Introduction

In recent years, finite state verification techniques have been shown to be effective in finding bugs in programs. Since they do not rely on small test suites, they can be used to uncover unexpected or subtle errors. Software model checkers, for example, typically work by extracting a state machine from the code and exploring the state space. They can automatically find bugs in large programs without requiring the user to provide any annotations. They do not, however, exploit the abstraction boundaries defined by procedures. This is odd, since the modularization of the code into procedures was presumably chosen in order to make reasoning easier.

In contrast, more traditional program verification approaches made extensive use of the program structure. Each procedure would be checked against its specification, using specifications of the called procedures as surrogates for their code. Automating these approaches has motivated several tools. However, they require the user to provide specifications for the called procedures or the procedures are inlined. Providing specifications is a significant burden on users which limits the applicability of a tool. On the other hand, inlining all procedure calls does not scale to large programs.

The aim of our project is to provide a scalable method to find errors in programs by exploiting the procedural structure of the code. We use procedure specifications at call sites. The specifications however, are not provided by the user; they are inferred from the code automatically as needed.

Approach

We check Java programs against user-provided properties expressed in Alloy, a relational first order logic. We particularly target structural properties, i.e., properties that constrain the configuration of the heap. The code is analyzed in a bounded heap. That is, the user provides the number of objects to be considered for each type in the heap. Therefore, although a counterexample returned by our tool is a valid counterexample, the absence of a counterexample does not constitute proof.

We provide an analysis framework that is based on a technique known as "counterexample guided abstraction refinement". The steps of the analysis are as follows:

(1) Abstraction: The procedure being checked is translated to a set of logical constraints that preserve the semantics of the procedure except at its call sites. All procedure calls are replaced with some initial approximate specifications so that the abstract program is an over-approximation of the original code.

(2) Solving: The generated abstraction along with the negation of the property are handed to a constraint solver. If no solution is found, the analysis terminates with no counterexamples.

(3) Validity Check: If a counterexample is found, it must be checked for validity. Each procedure call is checked for consistency with the found counterexample again using a constraint solver. If all procedure calls are consistent, the counterexample denotes a fault and the analysis terminates.

(4) Refinement: If the counterexample is invalid, i.e., a procedure call is inconsistent with the found counterexample, a new partial specification is inferred for the inconsistent call. The specification is extracted from a proof of invalidity generated by the constraint solver and rules out the invalid counterexample. This specification is then conjoined with the old specification of the procedure to form a more precise specification. The process then starts over at the solving phase.

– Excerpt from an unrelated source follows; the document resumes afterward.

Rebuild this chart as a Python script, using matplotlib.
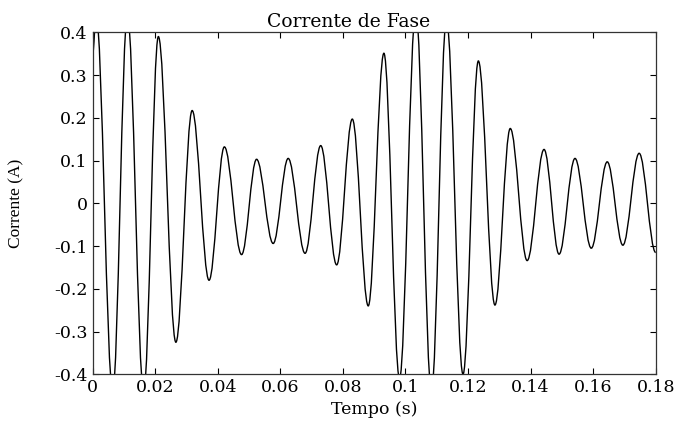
import matplotlib
matplotlib.use("Agg")
import matplotlib.pyplot as plt
from matplotlib.path import Path
from matplotlib.patches import PathPatch

# peaks and troughs of the phase current (s, A)
tempo = [0.0, 0.0011, 0.0064, 0.0111, 0.0163, 0.0210, 0.0266, 0.0318, 0.0372,
         0.0421, 0.0476, 0.0524, 0.0577, 0.0625, 0.0679, 0.0729, 0.0780,
         0.0830, 0.0881, 0.0931, 0.0981, 0.1033, 0.1083, 0.1131, 0.1184,
         0.1233, 0.1286, 0.1335, 0.1389, 0.1443, 0.1491, 0.1542, 0.1594,
         0.1645, 0.1695, 0.1747, 0.1800]
corrente = [0.35, 0.44, -0.44, 0.44, -0.44, 0.39, -0.325, 0.217, -0.18,
            0.132, -0.12, 0.103, -0.094, 0.105, -0.117, 0.135, -0.144,
            0.197, -0.24, 0.351, -0.41, 0.45, -0.44, 0.43, -0.40,
            0.333, -0.238, 0.175, -0.134, 0.126, -0.119, 0.105, -0.105,
            0.097, -0.098, 0.117, -0.115]

xticks = [0, 0.02, 0.04, 0.06, 0.08, 0.1, 0.12, 0.14, 0.16, 0.18]
xlabels = ['0', '0.02', '0.04', '0.06', '0.08', '0.1', '0.12', '0.14', '0.16', '0.18']
yticks = [-0.4, -0.3, -0.2, -0.1, 0, 0.1, 0.2, 0.3, 0.4]
ylabels = ['-0.4', '-0.3', '-0.2', '-0.1', '0', '0.1', '0.2', '0.3', '0.4']

fig = plt.figure(figsize=(6.79, 4.21), dpi=100)
ax = fig.add_axes([0.1365, 0.1109, 0.8292, 0.8124])

# smooth half-waves between consecutive extrema (bezier handles kept flat at the extrema)
k = 0.363
verts = [(tempo[0], corrente[0])]
codes = [Path.MOVETO]
for i in range(1, len(tempo)):
    dt = tempo[i] - tempo[i - 1]
    verts += [(tempo[i - 1] + k * dt, corrente[i - 1]),
              (tempo[i] - k * dt, corrente[i]),
              (tempo[i], corrente[i])]
    codes += [Path.CURVE4] * 3
ax.add_patch(PathPatch(Path(verts, codes), fill=False, edgecolor='black', linewidth=1.0))

ax.set_xlim(0, 0.18)
ax.set_ylim(-0.4, 0.4)
ax.set_xticks(xticks)
ax.set_xticklabels(xlabels, family='DejaVu Serif', fontsize=12.5)
ax.set_yticks(yticks)
ax.set_yticklabels(ylabels, family='DejaVu Serif', fontsize=12.5)
ax.tick_params(direction='in', length=4, width=0.8, top=True, right=True, pad=3.5)
for s in ax.spines.values():
    s.set_linewidth(0.9)
    s.set_color('#333333')

ax.set_title('Corrente de Fase', family='DejaVu Serif', fontsize=13.5, x=0.454, pad=4)
ax.set_xlabel('Tempo (s)', family='DejaVu Serif', fontsize=12.5)
ax.set_ylabel('Corrente (A)', family='Liberation Serif', fontsize=12.5)
ax.xaxis.set_label_coords(0.5, -0.078)
ax.yaxis.set_label_coords(-0.122, 0.5)

fig.savefig('out.png', dpi=100)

Our implementation of this framework translates Java programs to boolean constraints using a technique previously used in Jalloy[2]. That is, the code is first translated to Alloy and then to boolean constraints represented in conjunctive normal form. The ZChaff SAT solver is then used to analyze the generated boolean formula. New specifications are then inferred from a proof of invalidity that ZChaff generates, using a facility called unsatisfiable core.

Since the refinement phase is performed on demand, the specifications we infer are context-dependent. That is, they depend on both the context in which a procedure is called, and the property being checked. This ensures that only as much information about a procedure is used as is necessary.

Progress

We have implemented a prototype tool to run some experiments. The experiments include checking some programs that manipulate the objects in the heap against some partial specifications. We compared our analysis results with a method that uses the same backend and the same translation except that it inlines all procedure calls. Current experiments show that the procedure abstraction technique considerably improves the analysis time by (1) reducing the translation time, and (2) generating smaller boolean formulas that can be checked faster. Detailed description of this work can be found elsewhere[1].

Future

In our current implementation, the initial specifications only express the frame conditions of procedures. A more precise initial specification might reduce the number of refinements needed and thus improve the scalability of the method. Techniques to obtain such specifications are under investigation.

Furthermore, the current prototype tool will be improved so that it can handle a larger subset of Java. We will perform more experiments to evaluate our method when checking larger programs with deeply nested procedure calls.

Research Support

This project is supported by the grant No. 0086154 from the ITR program of the National Science Foundation.

References:

[1] Mana Taghdiri. Inferring specifications to detect errors in code. In International Conference on Automated Software Engineering (ASE), Linz, Austria, 2004.

[2] Daniel Jackson, Mandana Vaziri. Finding bugs with a constraint solver. In International Symposium on Software Testing and Analysis (ISSTA), Portland, OR, 2000.